En revanche, cette première rencontre avec l'auteure fut bouleversante. C'était la première fois que je l'entendais et que je l'apercevais. Je fus émerveillée par sa simplicité lorsqu'elle énonça son parcours, touchée par son émotion lorsqu'elle évoqua son pays et ce qu'il est devenu aujourd'hui, et par sa vulnérabilité lorsqu'elle exprima son besoin d'être rassurée voire d'être sécurisée de l'utilité de son livre. Comment est ce possible, ai-je pensé, qu'une femme de sonenvergure puisse douter de l'utilité de ce roman? J'aurais aimé prendre le micro pour lui exprimer, bien que n'ayant pas lu ce roman, à quel point la rencontre avec ses romans ne cesse de nourrir et d'enrichir chaque jour un passé confus et brisé m'ouvrant ainsi un chemin vers mes origines. Par contre, lorsque j'ai entendu un participant évoquer la légitimité de revendiquer la langue arabe comme langue nationale après l'indépendance, j'ai senti monter une colère en moi. Etant kabyle d'origine, par mes deux parents, j'ai trouvé cette intervention déplacée et hors propos. En tout cas, cela n'a pas gâché le plaisir de découvrir l'auteure en chair et en voix!

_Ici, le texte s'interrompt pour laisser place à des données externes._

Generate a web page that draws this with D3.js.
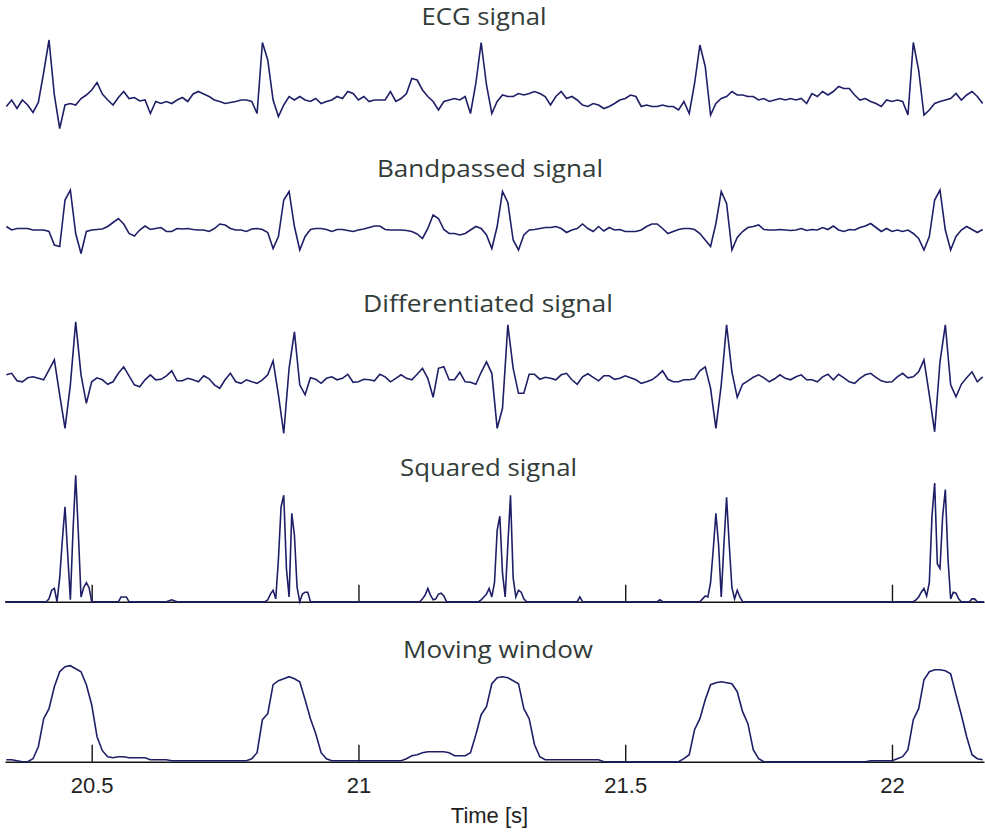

Le roman de deux Algérie: "Nulle part dans la maison de mon père"
Max Véga-Ritter
Professeur émérite Université Blaise Pascal
Clermont Ferrand
"Un roman d'une émouvante beauté. La délicatesse s'y allie à la rigueur, l'émotion à la pudeur, l'analyse à l'élan lyrique, l'affection pour la tradition et le passé à la volonté de
liberté.
Toute une Algérie est là dans ces fulgurances sous des apparences roides et retenues. L'auteur nous livre un roman d'éducation féminine à l'époque coloniale, dans une société clivée qui va mourir
dans des soubresauts que l'adolescente ne pressent pas.Assia Djebar d'ailleurs ne se permet pas la facilité dérisoire de la prophétie rétrospective. Simplement, elle lève toute hypothèque sur ses
intentions en livrant en une page tout ce qu'elle pense de la colonisation et de ses méfaits. L'étudiante de École normale Supérieure de filles qui se fit renvoyer pour le soutien qu'elle
apportait à la lutte pour l'indépendance est présente dans la volonté acharnée de liberté de l'héroïne.